The next few days will likely be about backports, vendor advisories, and confirmation that the fix is landing across supported Linux branches. The important question is not whether the upstream code is fixed—it is—but how quickly downstream distributions and appliance vendors move to absorb the change. That timeline will determine whether CVE-2026-23442 remains a footnote or becomes a real operational event for the people running IPv6-heavy infrastructure.

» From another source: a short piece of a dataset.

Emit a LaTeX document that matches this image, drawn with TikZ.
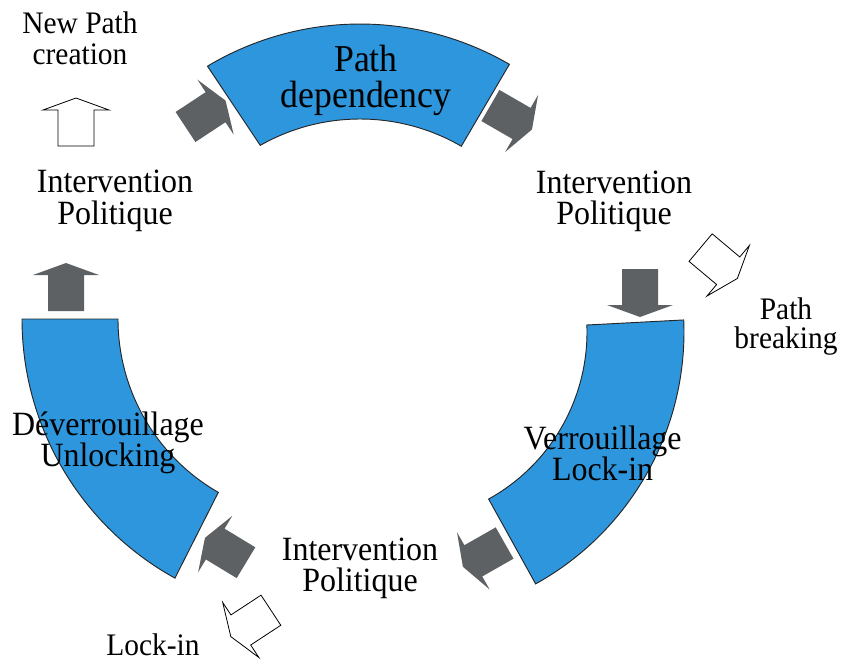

It is also worth watching for additional IPv6 hardening patches that may be adjacent to this one. When maintainers find a missing NULL check in one SRv6 path, they often discover closely related assumptions elsewhere in the same subsystem. That does not mean another CVE is inevitable, but it does mean defenders should expect more defensive maintenance in the IPv6 stack as kernel auditors keep tightening lifecycle handling.

What to watch next​

  • Vendor backport announcements for major enterprise distributions
  • Cloud image refreshes that pull in the stable kernel fix
  • Any follow-on IPv6/SRv6 hardening commits
  • Reports of kernel oopses involving ipv6_srh_rcv() or seg6_hmac_validate_skb()
  • Appliance firmware advisories that map the CVE to shipped kernel builds
CVE-2026-23442 is not the kind of kernel issue that makes headlines for drama, but it is exactly the kind that exposes the difference between a code path that works in the lab and one that survives the real world. The patch is tiny, the lesson is old, and the stakes are still high: in kernel networking, absence must be handled as carefully as presence.